Short exercise
Restate each of the lines below word for word and drop every picture.
——
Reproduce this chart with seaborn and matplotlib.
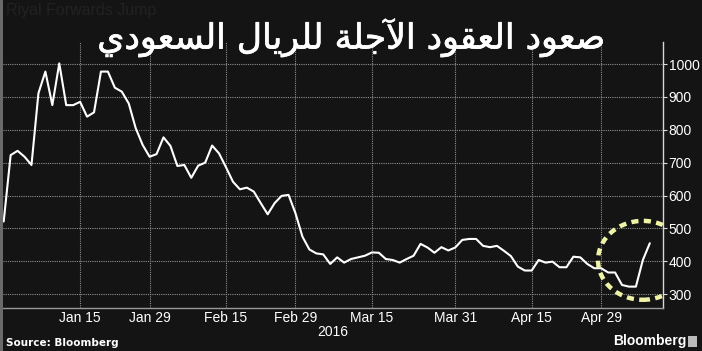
import numpy as np
import pandas as pd
import matplotlib
matplotlib.use("Agg")
import matplotlib.pyplot as plt
import matplotlib.patheffects as pe
import seaborn as sns
from matplotlib.patches import Ellipse, Rectangle

# ---------------- data ----------------
start_date = "2015-12-31"
values = [521, 723, 736, 718, 693, 911, 977, 875, 1002, 875,
          875, 885, 840, 853, 977, 977, 928, 916, 880, 805,
          754, 718, 726, 777, 751, 690, 693, 654, 691, 700,
          752, 728, 686, 642, 619, 624, 612, 577, 543, 577,
          599, 602, 546, 475, 436, 424, 421, 392, 412, 396,
          407, 412, 417, 427, 426, 407, 404, 396, 407, 417,
          453, 442, 426, 443, 433, 442, 465, 468, 468, 447,
          443, 447, 432, 416, 384, 372, 372, 404, 396, 399,
          382, 382, 414, 412, 392, 379, 379, 366, 366, 328,
          323, 323, 404, 455]
tick_dates = ["2016-01-15", "2016-01-29", "2016-02-15", "2016-02-29",
              "2016-03-15", "2016-03-31", "2016-04-15", "2016-04-29"]
tick_labels = ["Jan 15", "Jan 29", "Feb 15", "Feb 29",
               "Mar 15", "Mar 31", "Apr 15", "Apr 29"]
y_ticks = [300, 400, 500, 600, 700, 800, 900, 1000]
year_label = "2016"
title_ar = "صعود العقود الآجلة للريال السعودي"
ghost_title = "Riyal Forwards Jump"
source_text = "Source: Bloomberg"
brand_text = "Bloomberg"

dates = pd.bdate_range(start_date, periods=len(values))
df = pd.DataFrame({"idx": np.arange(len(values)), "value": values, "date": dates})
tick_pos = [int(np.where(dates == pd.Timestamp(d))[0][0]) for d in tick_dates]

# ---------------- simple Arabic shaping (presentation forms, visual order) ----
FORMS = {
    '\u0627': ('\uFE8D', '\uFE8E', None, None),
    '\u0622': ('\uFE81', '\uFE82', None, None),
    '\u062C': ('\uFE9D', '\uFE9E', '\uFE9F', '\uFEA0'),
    '\u062F': ('\uFEA9', '\uFEAA', None, None),
    '\u0631': ('\uFEAD', '\uFEAE', None, None),
    '\u0633': ('\uFEB1', '\uFEB2', '\uFEB3', '\uFEB4'),
    '\u0635': ('\uFEB9', '\uFEBA', '\uFEBB', '\uFEBC'),
    '\u0639': ('\uFEC9', '\uFECA', '\uFECB', '\uFECC'),
    '\u0642': ('\uFED5', '\uFED6', '\uFED7', '\uFED8'),
    '\u0644': ('\uFEDD', '\uFEDE', '\uFEDF', '\uFEE0'),
    '\u0629': ('\uFE93', '\uFE94', None, None),
    '\u0648': ('\uFEED', '\uFEEE', None, None),
    '\u064A': ('\uFEF1', '\uFEF2', '\uFEF3', '\uFEF4'),
}
LAM_ALEF = {'\u0627': ('\uFEFB', '\uFEFC'), '\u0622': ('\uFEF5', '\uFEF6')}


def shape_word(word):
    toks = []
    i = 0
    while i < len(word):
        c = word[i]
        if c == '\u0644' and i + 1 < len(word) and word[i + 1] in LAM_ALEF:
            f = LAM_ALEF[word[i + 1]]
            toks.append((f[0], f[1], None, None))
            i += 2
        else:
            toks.append(FORMS.get(c, (c, c, None, None)))
            i += 1
    out = []
    for k, t in enumerate(toks):
        prev = k > 0 and toks[k - 1][2] is not None
        nxt = t[2] is not None and k + 1 < len(toks)
        if prev and nxt:
            out.append(t[3])
        elif prev:
            out.append(t[1])
        elif nxt:
            out.append(t[2])
        else:
            out.append(t[0])
    return "".join(out)


def shape(text):
    return " ".join(shape_word(w) for w in text.split(" "))[::-1]


# ---------------- figure ----------------
BG = "#141414"
sns.set_theme(style="dark")
plt.rcParams["font.family"] = ["Liberation Sans", "DejaVu Sans"]

fig = plt.figure(figsize=(7.02, 3.51), dpi=100, facecolor=BG)
ax = fig.add_axes([3 / 702, 1 - 308 / 351, 660 / 702, 266 / 351])
ax.set_facecolor(BG)

sns.lineplot(data=df, x="idx", y="value", ax=ax, color="white", linewidth=1.5)

ax.set_xlim(-0.1, 94.9)
ax.set_ylim(258, 1067)

# grid
ax.set_xticks(tick_pos)
ax.set_xticklabels(tick_labels)
mids = [(a + b) / 2 for a, b in zip(tick_pos[:-1], tick_pos[1:])]
minor = [tick_pos[0] - 5.5] + mids + [tick_pos[-1] + 5.5]
ax.set_xticks(minor, minor=True)
ax.set_yticks(y_ticks)
ax.yaxis.tick_right()
ax.grid(True, which="major", color="#8f8f8f", linestyle=(0, (1, 1)), linewidth=0.8)
ax.grid(False, which="minor")

ax.tick_params(axis="x", which="major", length=0, colors="white", labelsize=10, pad=2)
ax.tick_params(axis="x", which="minor", length=4, width=0.8, color="#aaaaaa", direction="out")
ax.tick_params(axis="y", which="major", length=3, width=0.8, color="#dddddd",
               labelcolor="white", labelsize=10, pad=1, direction="out")

ax.set_xlabel(year_label, color="white", fontsize=10, labelpad=0)
ax.set_ylabel("")

for s in ["top", "left"]:
    ax.spines[s].set_visible(False)
ax.spines["right"].set_color("#d8d8d8")
ax.spines["right"].set_linewidth(1.0)
ax.spines["bottom"].set_color("#9a9a9a")
ax.spines["bottom"].set_linewidth(1.0)

# highlight ellipse
ell = Ellipse((92.0, 403), width=12.9, height=240, fill=False,
              edgecolor="#eef3a6", linewidth=3.2, linestyle=(0, (1.6, 1.2)), zorder=5)
ax.add_patch(ell)

# texts
fig.text(6 / 702, 1 - 10 / 351, ghost_title, fontsize=11.5, color="#222222",
         ha="left", va="center")
fig.text(351 / 702, 1 - 38 / 351, shape(title_ar), fontsize=25, color="white",
         ha="center", va="center", family="DejaVu Sans",
         path_effects=[pe.withStroke(linewidth=0.5, foreground="white")])
fig.text(6 / 702, 1 - 343 / 351, source_text, fontsize=7.5, color="white",
         weight="bold", ha="left", va="center", family="DejaVu Sans")
fig.text(686 / 702, 1 - 341 / 351, brand_text, fontsize=10, color="white",
         weight="bold", ha="right", va="center")
fig.patches.append(Rectangle((688 / 702, 1 - 347 / 351), 9 / 702, 11 / 351,
                             transform=fig.transFigure, facecolor="#bbbbbb",
                             edgecolor="none"))
# left border strip
fig.patches.append(Rectangle((0, 0), 3 / 702, 1, transform=fig.transFigure,
                             facecolor="#6a6a6a", edgecolor="none"))

fig.savefig("out.png", dpi=100, facecolor=BG)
——
Exercise output
Reproduce this chart with seaborn and matplotlib.
import numpy as np
import pandas as pd
import matplotlib
matplotlib.use("Agg")
import matplotlib.pyplot as plt
import matplotlib.patheffects as pe
import seaborn as sns
from matplotlib.patches import Ellipse, Rectangle

# ---------------- data ----------------
start_date = "2015-12-31"
values = [521, 723, 736, 718, 693, 911, 977, 875, 1002, 875,
          875, 885, 840, 853, 977, 977, 928, 916, 880, 805,
          754, 718, 726, 777, 751, 690, 693, 654, 691, 700,
          752, 728, 686, 642, 619, 624, 612, 577, 543, 577,
          599, 602, 546, 475, 436, 424, 421, 392, 412, 396,
          407, 412, 417, 427, 426, 407, 404, 396, 407, 417,
          453, 442, 426, 443, 433, 442, 465, 468, 468, 447,
          443, 447, 432, 416, 384, 372, 372, 404, 396, 399,
          382, 382, 414, 412, 392, 379, 379, 366, 366, 328,
          323, 323, 404, 455]
tick_dates = ["2016-01-15", "2016-01-29", "2016-02-15", "2016-02-29",
              "2016-03-15", "2016-03-31", "2016-04-15", "2016-04-29"]
tick_labels = ["Jan 15", "Jan 29", "Feb 15", "Feb 29",
               "Mar 15", "Mar 31", "Apr 15", "Apr 29"]
y_ticks = [300, 400, 500, 600, 700, 800, 900, 1000]
year_label = "2016"
title_ar = "صعود العقود الآجلة للريال السعودي"
ghost_title = "Riyal Forwards Jump"
source_text = "Source: Bloomberg"
brand_text = "Bloomberg"

dates = pd.bdate_range(start_date, periods=len(values))
df = pd.DataFrame({"idx": np.arange(len(values)), "value": values, "date": dates})
tick_pos = [int(np.where(dates == pd.Timestamp(d))[0][0]) for d in tick_dates]

# ---------------- simple Arabic shaping (presentation forms, visual order) ----
FORMS = {
    '\u0627': ('\uFE8D', '\uFE8E', None, None),
    '\u0622': ('\uFE81', '\uFE82', None, None),
    '\u062C': ('\uFE9D', '\uFE9E', '\uFE9F', '\uFEA0'),
    '\u062F': ('\uFEA9', '\uFEAA', None, None),
    '\u0631': ('\uFEAD', '\uFEAE', None, None),
    '\u0633': ('\uFEB1', '\uFEB2', '\uFEB3', '\uFEB4'),
    '\u0635': ('\uFEB9', '\uFEBA', '\uFEBB', '\uFEBC'),
    '\u0639': ('\uFEC9', '\uFECA', '\uFECB', '\uFECC'),
    '\u0642': ('\uFED5', '\uFED6', '\uFED7', '\uFED8'),
    '\u0644': ('\uFEDD', '\uFEDE', '\uFEDF', '\uFEE0'),
    '\u0629': ('\uFE93', '\uFE94', None, None),
    '\u0648': ('\uFEED', '\uFEEE', None, None),
    '\u064A': ('\uFEF1', '\uFEF2', '\uFEF3', '\uFEF4'),
}
LAM_ALEF = {'\u0627': ('\uFEFB', '\uFEFC'), '\u0622': ('\uFEF5', '\uFEF6')}


def shape_word(word):
    toks = []
    i = 0
    while i < len(word):
        c = word[i]
        if c == '\u0644' and i + 1 < len(word) and word[i + 1] in LAM_ALEF:
            f = LAM_ALEF[word[i + 1]]
            toks.append((f[0], f[1], None, None))
            i += 2
        else:
            toks.append(FORMS.get(c, (c, c, None, None)))
            i += 1
    out = []
    for k, t in enumerate(toks):
        prev = k > 0 and toks[k - 1][2] is not None
        nxt = t[2] is not None and k + 1 < len(toks)
        if prev and nxt:
            out.append(t[3])
        elif prev:
            out.append(t[1])
        elif nxt:
            out.append(t[2])
        else:
            out.append(t[0])
    return "".join(out)


def shape(text):
    return " ".join(shape_word(w) for w in text.split(" "))[::-1]


# ---------------- figure ----------------
BG = "#141414"
sns.set_theme(style="dark")
plt.rcParams["font.family"] = ["Liberation Sans", "DejaVu Sans"]

fig = plt.figure(figsize=(7.02, 3.51), dpi=100, facecolor=BG)
ax = fig.add_axes([3 / 702, 1 - 308 / 351, 660 / 702, 266 / 351])
ax.set_facecolor(BG)

sns.lineplot(data=df, x="idx", y="value", ax=ax, color="white", linewidth=1.5)

ax.set_xlim(-0.1, 94.9)
ax.set_ylim(258, 1067)

# grid
ax.set_xticks(tick_pos)
ax.set_xticklabels(tick_labels)
mids = [(a + b) / 2 for a, b in zip(tick_pos[:-1], tick_pos[1:])]
minor = [tick_pos[0] - 5.5] + mids + [tick_pos[-1] + 5.5]
ax.set_xticks(minor, minor=True)
ax.set_yticks(y_ticks)
ax.yaxis.tick_right()
ax.grid(True, which="major", color="#8f8f8f", linestyle=(0, (1, 1)), linewidth=0.8)
ax.grid(False, which="minor")

ax.tick_params(axis="x", which="major", length=0, colors="white", labelsize=10, pad=2)
ax.tick_params(axis="x", which="minor", length=4, width=0.8, color="#aaaaaa", direction="out")
ax.tick_params(axis="y", which="major", length=3, width=0.8, color="#dddddd",
               labelcolor="white", labelsize=10, pad=1, direction="out")

ax.set_xlabel(year_label, color="white", fontsize=10, labelpad=0)
ax.set_ylabel("")

for s in ["top", "left"]:
    ax.spines[s].set_visible(False)
ax.spines["right"].set_color("#d8d8d8")
ax.spines["right"].set_linewidth(1.0)
ax.spines["bottom"].set_color("#9a9a9a")
ax.spines["bottom"].set_linewidth(1.0)

# highlight ellipse
ell = Ellipse((92.0, 403), width=12.9, height=240, fill=False,
              edgecolor="#eef3a6", linewidth=3.2, linestyle=(0, (1.6, 1.2)), zorder=5)
ax.add_patch(ell)

# texts
fig.text(6 / 702, 1 - 10 / 351, ghost_title, fontsize=11.5, color="#222222",
         ha="left", va="center")
fig.text(351 / 702, 1 - 38 / 351, shape(title_ar), fontsize=25, color="white",
         ha="center", va="center", family="DejaVu Sans",
         path_effects=[pe.withStroke(linewidth=0.5, foreground="white")])
fig.text(6 / 702, 1 - 343 / 351, source_text, fontsize=7.5, color="white",
         weight="bold", ha="left", va="center", family="DejaVu Sans")
fig.text(686 / 702, 1 - 341 / 351, brand_text, fontsize=10, color="white",
         weight="bold", ha="right", va="center")
fig.patches.append(Rectangle((688 / 702, 1 - 347 / 351), 9 / 702, 11 / 351,
                             transform=fig.transFigure, facecolor="#bbbbbb",
                             edgecolor="none"))
# left border strip
fig.patches.append(Rectangle((0, 0), 3 / 702, 1, transform=fig.transFigure,
                             facecolor="#6a6a6a", edgecolor="none"))

fig.savefig("out.png", dpi=100, facecolor=BG)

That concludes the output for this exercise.